Sky News special correspondent Alex Crawford, reporting downriver from the dam, said the water level had increased by “four feet” overnight amid a “sense of desperation” in the area – and experts think the water will keep rising for the next “four or five days before it starts to recede”.
She said: “There’s an awful lot more boats this morning than we saw at all yesterday. It was just civilians using their own boats and anything that could get wading through the water to get to their pets, to get to their homes, to try to get to their elderly relatives, many of whom have stayed behind despite all the bombing and shelling.
“We reckon (the water level) has probably come up about four feet overnight. So substantially more flooded, which I guess is why the police and the military are out here in some numbers and are bringing boats.
“Whether that’s enough boats, we don’t know. Certainly, there’s going to be, I think, growing anger about what’s happened and also a sense of desperation because a lot of this water, it looks very tranquil, but even yesterday we were wading through sewage, basically, and this is right in the town centre.
“They’re worried about the future implications of disease.
“We were speaking to a lot of the volunteers who have come here to help and they are bringing piles of medicine, antibiotics and cleaning materials.
“Dam construction experts have been trying to work out how much more of the foundations are likely to disintegrate around the dam and they’re predicting it will because of the sheer force of the water it’s been holding back – and that will unleash even more water.”
More water will be unleashed due to ‘sheer force’

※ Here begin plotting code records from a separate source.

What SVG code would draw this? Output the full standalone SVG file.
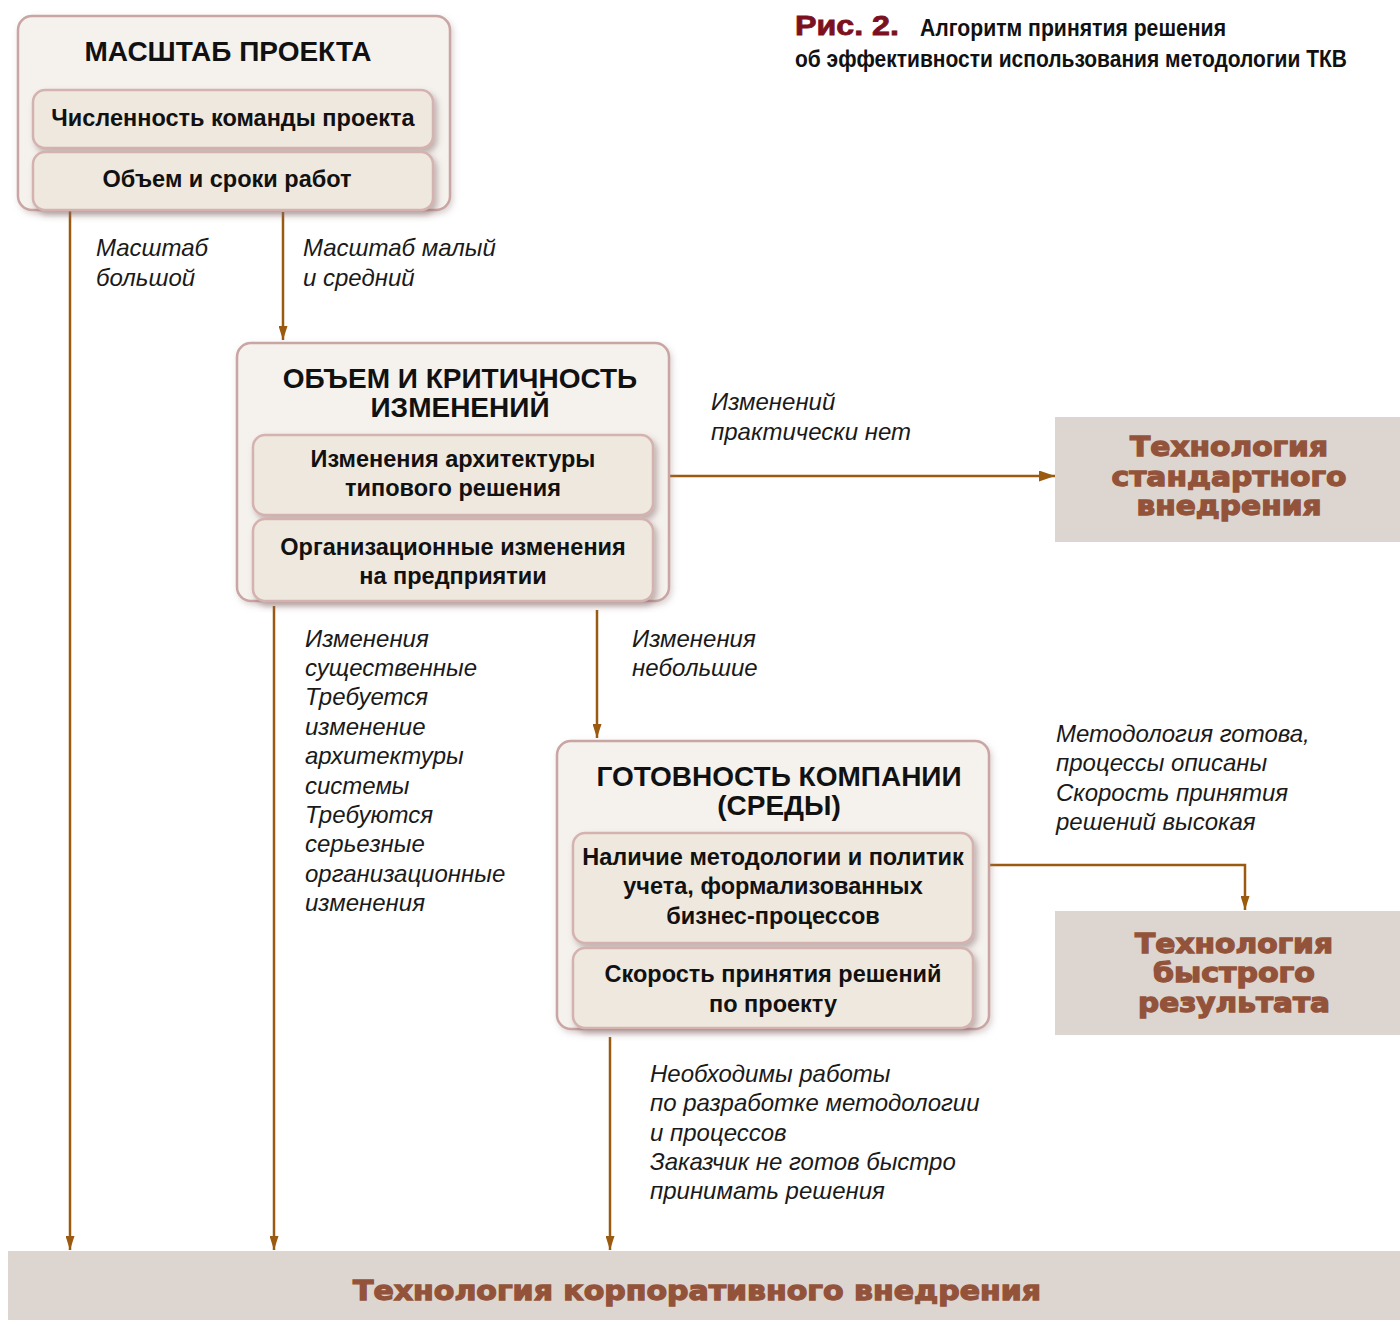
<svg xmlns="http://www.w3.org/2000/svg" width="1400" height="1320" viewBox="0 0 1400 1320">
<defs>
<filter id="sh" x="-10%" y="-20%" width="130%" height="160%"><feDropShadow dx="3" dy="4" stdDeviation="3" flood-color="#7a5a5a" flood-opacity="0.45"/></filter>
<filter id="sh2" x="-10%" y="-10%" width="130%" height="130%"><feDropShadow dx="2" dy="3" stdDeviation="3" flood-color="#9a8080" flood-opacity="0.35"/></filter>
<marker id="ah" viewBox="0 0 14 9" refX="14" refY="4.5" markerWidth="14" markerHeight="9" markerUnits="userSpaceOnUse" orient="auto"><path d="M0,0 L14,4.5 L0,9 z" fill="#9a5a10"/></marker>
<marker id="ahl" viewBox="0 0 16 11" refX="16" refY="5.5" markerWidth="16" markerHeight="11" markerUnits="userSpaceOnUse" orient="auto"><path d="M0,0 L16,5.5 L0,11 z" fill="#9a5a10"/></marker>
</defs>
<style>
.outer{fill:#f5f2ee;stroke:#c9a5a3;stroke-width:2.5}
.inner{fill:#efe8de;stroke:#d4b2b0;stroke-width:2.5}
.ttl{font-family:"Liberation Sans",Arial,sans-serif;font-weight:bold;font-size:28px;fill:#111;text-anchor:middle}
.sub{font-family:"Liberation Sans",Arial,sans-serif;font-weight:bold;font-size:23.5px;fill:#111;text-anchor:middle}
.lbl{font-family:"Liberation Sans",Arial,sans-serif;font-style:italic;font-size:24px;fill:#1a1a1a}
.res{fill:#ddd5cf}
.rt{font-family:"DejaVu Sans",Verdana,sans-serif;font-weight:bold;font-size:27px;fill:#93533a;stroke:#93533a;stroke-width:1.3;text-anchor:middle}
.con{stroke:#9a5a10;stroke-width:2.5;fill:none}
</style>

<g id="caption">
<text x="795" y="35" font-family="Liberation Sans,Arial,sans-serif" font-weight="900" font-size="27" fill="#7b1020" textLength="104" lengthAdjust="spacingAndGlyphs" stroke="#7b1020" stroke-width="0.8">Рис. 2.</text>
<text x="920" y="36" font-family="Liberation Sans,Arial,sans-serif" font-weight="bold" font-size="23" fill="#111" textLength="306" lengthAdjust="spacingAndGlyphs">Алгоритм принятия решения</text>
<text x="795" y="67" font-family="Liberation Sans,Arial,sans-serif" font-weight="bold" font-size="23" fill="#111" textLength="552" lengthAdjust="spacingAndGlyphs">об эффективности использования методологии ТКВ</text>
</g>

<g id="connectors">
<line class="con" x1="70" y1="210" x2="70" y2="1250" marker-end="url(#ah)"/>
<line class="con" x1="283" y1="212" x2="283" y2="340" marker-end="url(#ah)"/>
<line class="con" x1="670" y1="476" x2="1055" y2="476" marker-end="url(#ahl)"/>
<line class="con" x1="274" y1="606" x2="274" y2="1250" marker-end="url(#ah)"/>
<line class="con" x1="597" y1="610" x2="597" y2="738" marker-end="url(#ah)"/>
<polyline class="con" points="990,865 1245,865 1245,910" marker-end="url(#ah)"/>
<line class="con" x1="610" y1="1037" x2="610" y2="1250" marker-end="url(#ah)"/>
<text class="lbl" x="96" y="256">Масштаб</text>
<text class="lbl" x="96" y="286">большой</text>
<text class="lbl" x="303" y="256">Масштаб малый</text>
<text class="lbl" x="303" y="286">и средний</text>
<text class="lbl" x="711" y="410">Изменений</text>
<text class="lbl" x="711" y="440">практически нет</text>
<text class="lbl" x="305" y="647">Изменения</text>
<text class="lbl" x="305" y="676">существенные</text>
<text class="lbl" x="305" y="705">Требуется</text>
<text class="lbl" x="305" y="735">изменение</text>
<text class="lbl" x="305" y="764">архитектуры</text>
<text class="lbl" x="305" y="794">системы</text>
<text class="lbl" x="305" y="823">Требуются</text>
<text class="lbl" x="305" y="852">серьезные</text>
<text class="lbl" x="305" y="882">организационные</text>
<text class="lbl" x="305" y="911">изменения</text>
<text class="lbl" x="632" y="647">Изменения</text>
<text class="lbl" x="632" y="676">небольшие</text>
<text class="lbl" x="1056" y="742">Методология готова,</text>
<text class="lbl" x="1056" y="771">процессы описаны</text>
<text class="lbl" x="1056" y="801">Скорость принятия</text>
<text class="lbl" x="1056" y="830">решений высокая</text>
<text class="lbl" x="650" y="1082">Необходимы работы</text>
<text class="lbl" x="650" y="1111">по разработке методологии</text>
<text class="lbl" x="650" y="1141">и процессов</text>
<text class="lbl" x="650" y="1170">Заказчик не готов быстро</text>
<text class="lbl" x="650" y="1199">принимать решения</text>
</g>

<g id="scale">
<rect class="outer" x="18" y="16" width="432" height="194" rx="14" filter="url(#sh2)"/>
<text class="ttl" x="228" y="61">МАСШТАБ ПРОЕКТА</text>
<rect class="inner" x="33" y="90" width="400" height="58" rx="12" filter="url(#sh)"/>
<text class="sub" x="233" y="126">Численность команды проекта</text>
<rect class="inner" x="33" y="152" width="400" height="58" rx="12" filter="url(#sh)"/>
<text class="sub" x="227" y="187">Объем и сроки работ</text>
</g>

<g id="changes">
<rect class="outer" x="237" y="343" width="432" height="258" rx="14" filter="url(#sh2)"/>
<text class="ttl" x="460" y="388">ОБЪЕМ И КРИТИЧНОСТЬ</text>
<text class="ttl" x="460" y="417">ИЗМЕНЕНИЙ</text>
<rect class="inner" x="253" y="435" width="400" height="80" rx="12" filter="url(#sh)"/>
<text class="sub" x="453" y="467">Изменения архитектуры</text>
<text class="sub" x="453" y="496">типового решения</text>
<rect class="inner" x="253" y="519" width="400" height="82" rx="12" filter="url(#sh)"/>
<text class="sub" x="453" y="555">Организационные изменения</text>
<text class="sub" x="453" y="584">на предприятии</text>
</g>

<g id="readiness">
<rect class="outer" x="557" y="741" width="432" height="288" rx="14" filter="url(#sh2)"/>
<text class="ttl" x="779" y="786">ГОТОВНОСТЬ КОМПАНИИ</text>
<text class="ttl" x="779" y="815">(СРЕДЫ)</text>
<rect class="inner" x="573" y="833" width="400" height="110" rx="12" filter="url(#sh)"/>
<text class="sub" x="773" y="865">Наличие методологии и политик</text>
<text class="sub" x="773" y="894">учета, формализованных</text>
<text class="sub" x="773" y="924">бизнес-процессов</text>
<rect class="inner" x="573" y="948" width="400" height="80" rx="12" filter="url(#sh)"/>
<text class="sub" x="773" y="982">Скорость принятия решений</text>
<text class="sub" x="773" y="1012">по проекту</text>
</g>

<g id="standard">
<rect class="res" x="1055" y="417" width="345" height="125"/>
<text class="rt" x="1229" y="456" textLength="198" lengthAdjust="spacingAndGlyphs">Технология</text>
<text class="rt" x="1229" y="486" textLength="235" lengthAdjust="spacingAndGlyphs">стандартного</text>
<text class="rt" x="1229" y="515" textLength="185" lengthAdjust="spacingAndGlyphs">внедрения</text>
</g>

<g id="quick">
<rect class="res" x="1055" y="911" width="345" height="124"/>
<text class="rt" x="1234" y="953" textLength="198" lengthAdjust="spacingAndGlyphs">Технология</text>
<text class="rt" x="1234" y="982" textLength="162" lengthAdjust="spacingAndGlyphs">быстрого</text>
<text class="rt" x="1234" y="1012" textLength="192" lengthAdjust="spacingAndGlyphs">результата</text>
</g>

<g id="corporate">
<rect class="res" x="8" y="1251" width="1392" height="69"/>
<text class="rt" x="697" y="1300" textLength="688" lengthAdjust="spacingAndGlyphs" font-size="29">Технология корпоративного внедрения</text>
</g>
</svg>
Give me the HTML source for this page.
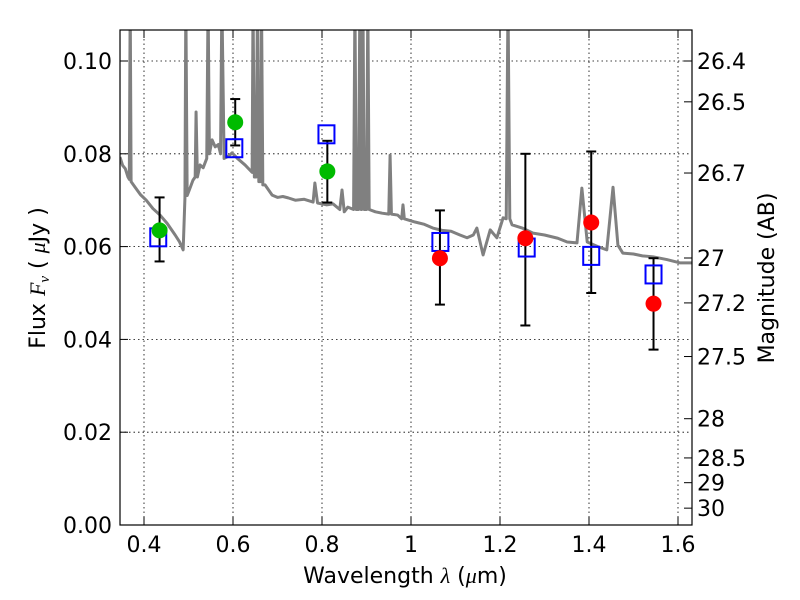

The governor of the Kherson region, Oleksandr Prokudin, said on Wednesday that 1,582 houses had been flooded on the right bank of the river and some 1,457 people had been evacuated overnight.
The TASS agency, citing emergency services, said about 2,700 houses were flooded after the dam’s destruction.
‘If the water rises, we will lose our house’
Residents have been seen wading through flooded streets carrying children on their shoulders, dogs in their arms and belongings in plastic bags while rescuers used rubber boats to continue searching for survivors.
One civilian, Oksana, 53, in Kherson, said: “Everything is submerged in water, all the furniture, the fridge, food, all flowers, everything is floating. I do not know what to do.”
Oleksandr Reva, who has been moving his family’s belongings into the abandoned home of a neighbour on higher ground, said: “If the water rises for another metre, we will lose our house.”